In [16]: y_pred = clf.predict_proba(X_val)[:, 1]
In [17]: from sklearn.metrics import roc_auc_score
In [18]: roc_auc_score(y_val, y_pred)
Out[18]: 0.74652777777777779

The above result indicates that the current Naive Bayes classifier achieves a seemingly nice score on the dataset. Let us make a new model with a different parameter.

In [19]: clf_new = MultinomialNB(alpha=0.1)
In [20]: clf_new.fit(X_train, y_train)
Out[20]: MultinomialNB(alpha=0.1, class_prior=None, fit_prior=True)
In [21]: y_pred_new = clf_new.predict_proba(X_val)[:, 1]
In [22]: roc_auc_score(y_val, y_pred_new)
Out[22]: 0.78819444444444442

The new model with alpha=0.1 seems better than the old one.


Let us submit a model with alpha=0.1. We first train a model again using all the given data (X, y):

In [23]: clf_submit = MultinomialNB(alpha=0.1)
In [24]: clf_submit.fit(X, y)
Out[24]: MultinomialNB(alpha=0.1, class_prior=None, fit_prior=True)

Next, we load the test samples to make a prediction on them:

In [25]: DATA_TEST_PATH = 'data-test.dat'
In [26]: X_test, y_test_dummy = load_svmlight_file(DATA_TEST_PATH, n_features=N_FEATURES, dtype=int, zero_based=True)

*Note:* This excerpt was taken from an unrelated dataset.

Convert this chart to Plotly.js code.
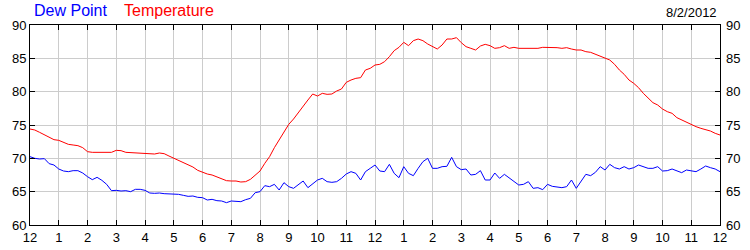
<!DOCTYPE html>
<html>
<head>
<meta charset="utf-8">
<script src="https://cdn.plot.ly/plotly-3.0.1.min.js"></script>
<style>
  html, body { margin: 0; padding: 0; background: #fff; }
  #chart { width: 750px; height: 250px; }
</style>
</head>
<body>
<div id="chart"></div>
<script>
// Readings every 10 minutes from midnight to midnight, 8/2/2012
const sampleMinutes = 10;
const dateLabel = "8/2/2012";
const seriesNames = ["Dew Point", "Temperature"];

const temperature = [
  74.4, 74.25, 73.9, 73.5, 73.2, 72.8, 72.7, 72.35, 72.1, 72.0, 71.9, 71.6,
  71.0, 70.9, 70.9, 70.9, 70.9, 70.9, 71.2, 71.15, 70.9, 70.85, 70.8, 70.75,
  70.65, 70.65, 70.65, 70.8, 70.7, 70.35, 70.0, 69.7, 69.4, 69.0, 68.7, 68.2,
  67.9, 67.65, 67.5, 67.2, 67.0, 66.65, 66.6, 66.6, 66.45, 66.5, 66.85, 67.5,
  68.1, 69.25, 70.25, 71.6, 72.75, 74.0, 75.1, 75.9, 76.9, 77.85, 78.75, 79.65,
  79.35, 79.75, 79.6, 79.65, 80.1, 80.4, 81.4, 81.75, 82.0, 82.1, 83.25, 83.5,
  84.0, 84.1, 84.5, 85.25, 86.15, 86.65, 87.4, 86.9, 87.65, 87.9, 87.65, 87.15,
  86.8, 86.4, 87.0, 87.9, 87.9, 88.1, 87.35, 86.75, 86.5, 86.25, 86.85, 87.1,
  86.9, 86.5, 86.6, 86.9, 86.5, 86.65, 86.5, 86.5, 86.5, 86.5, 86.5, 86.65,
  86.65, 86.65, 86.6, 86.5, 86.6, 86.4, 86.25, 86.25, 86.0, 85.9, 85.6, 85.4,
  85.0, 84.75, 84.1, 83.25, 82.6, 81.75, 81.25, 80.6, 79.75, 79.0, 78.35, 78.0,
  77.4, 77.0, 76.75, 76.1, 75.75, 75.35, 75.0, 74.75, 74.5, 74.3, 74.1, 73.75,
  73.5
];

const dewPoint = [
  70.25, 70.0, 69.9, 69.95, 69.2, 69.0, 68.4, 68.1, 68.0, 68.15, 68.15, 67.8,
  67.25, 66.8, 67.15, 66.7, 66.1, 65.15, 65.2, 65.1, 65.15, 65.0, 65.35, 65.35,
  65.2, 64.8, 64.75, 64.8, 64.7, 64.65, 64.7, 64.6, 64.45, 64.3, 64.35, 64.15,
  64.1, 63.75, 63.85, 63.65, 63.6, 63.35, 63.6, 63.6, 63.5, 63.8, 64.0, 64.85,
  65.0, 65.9, 65.75, 66.1, 65.25, 66.35, 65.75, 65.5, 66.0, 66.6, 65.6, 66.25,
  66.75, 67.0, 66.5, 66.4, 66.5, 67.0, 67.65, 68.0, 67.75, 66.75, 68.0, 68.5,
  69.0, 68.1, 68.0, 69.1, 67.75, 67.1, 68.75, 67.75, 67.4, 68.5, 69.5, 70.0,
  68.5, 68.5, 68.75, 68.8, 70.15, 68.75, 68.3, 68.4, 67.5, 67.6, 68.15, 66.75,
  66.75, 67.8, 67.0, 67.6, 67.1, 66.6, 66.0, 66.1, 66.5, 65.5, 65.6, 65.3,
  66.1, 65.8, 65.75, 65.6, 65.75, 66.75, 65.5, 66.5, 67.6, 67.4, 67.9, 68.75,
  68.25, 69.1, 68.6, 68.4, 68.75, 68.4, 68.6, 69.0, 68.8, 68.5, 68.5, 68.75,
  68.1, 68.15, 68.4, 68.1, 67.85, 68.25, 68.15, 68.0, 68.4, 68.85, 68.6, 68.4,
  68.0
];

const hourTickValues = [0,1,2,3,4,5,6,7,8,9,10,11,12,13,14,15,16,17,18,19,20,21,22,23,24];
const hourTickLabels = ["12","1","2","3","4","5","6","7","8","9","10","11",
                        "12","1","2","3","4","5","6","7","8","9","10","11","12"];
const yTickValues = [60, 65, 70, 75, 80, 85, 90];

const hours = temperature.map((_, i) => i * sampleMinutes / 60);

const FONT = '"Liberation Sans", Arial, sans-serif';

const traces = [
  { x: hours, y: dewPoint, type: 'scatter', mode: 'lines', name: seriesNames[0],
    line: { color: '#0000ff', width: 1 }, yaxis: 'y', hoverinfo: 'skip' },
  { x: hours, y: temperature, type: 'scatter', mode: 'lines', name: seriesNames[1],
    line: { color: '#ff0000', width: 1 }, yaxis: 'y2', hoverinfo: 'skip' }
];

const yCommon = {
  range: [60, 90], tickvals: yTickValues, ticktext: yTickValues.map(String),
  fixedrange: true, zeroline: false,
  tickfont: { family: FONT, size: 13, color: '#000' }
};

const layout = {
  width: 750, height: 250,
  margin: { l: 30, r: 30, t: 25, b: 25, pad: 0 },
  paper_bgcolor: '#ffffff', plot_bgcolor: '#ffffff',
  showlegend: false,
  xaxis: {
    range: [0, 24], tickvals: hourTickValues, ticktext: hourTickLabels,
    ticks: 'inside', ticklen: 5, tickwidth: 1, tickcolor: '#000',
    showline: true, linecolor: '#000', linewidth: 1, mirror: 'ticks',
    showgrid: true, gridcolor: '#cccccc', gridwidth: 1, zeroline: false,
    tickfont: { family: FONT, size: 13, color: '#000' }, fixedrange: true
  },
  yaxis: Object.assign({}, yCommon, {
    side: 'left',
    ticks: 'inside', ticklen: 5, tickwidth: 1, tickcolor: '#000',
    showline: true, linecolor: '#000', linewidth: 1, mirror: 'ticks',
    showgrid: true, gridcolor: '#cccccc', gridwidth: 1
  }),
  yaxis2: Object.assign({}, yCommon, {
    overlaying: 'y', side: 'right', anchor: 'x',
    ticks: '', showline: false, showgrid: false,
    ticklabelstandoff: 5
  }),
  annotations: [
    { text: seriesNames[0], xref: 'paper', yref: 'paper', x: 0.003, y: 1.07,
      xanchor: 'left', yanchor: 'middle', showarrow: false,
      font: { family: FONT, size: 16, color: '#0000ff' } },
    { text: seriesNames[1], xref: 'paper', yref: 'paper', x: 0.134, y: 1.07,
      xanchor: 'left', yanchor: 'middle', showarrow: false,
      font: { family: FONT, size: 16, color: '#ff0000' } },
    { text: dateLabel, xref: 'paper', yref: 'paper', x: 0.998, y: 1.065,
      xanchor: 'right', yanchor: 'middle', showarrow: false,
      font: { family: FONT, size: 13, color: '#000' } }
  ]
};

Plotly.newPlot('chart', traces, layout, { staticPlot: true, displayModeBar: false });
</script>
</body>
</html>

The final prediction of the test data are reported in sample-submission-basic.dat, you can directly submit this file and then check your score and ranking in the leaderboard.

In [27]: SUBMIT_PATH = 'sample-submission-basic.dat'
In [28]: y_submit = clf_submit.predict_proba(X_test)[:, 1]
In [29]: import numpy as np
In [30]: np.savetxt(SUBMIT_PATH, y_submit, fmt='%.10f')

At this point, we are finished on the whole pipeline, and feel free to make a submission trail whenever you obtain a sample-submission-basic.dat prediction for test-data.dat.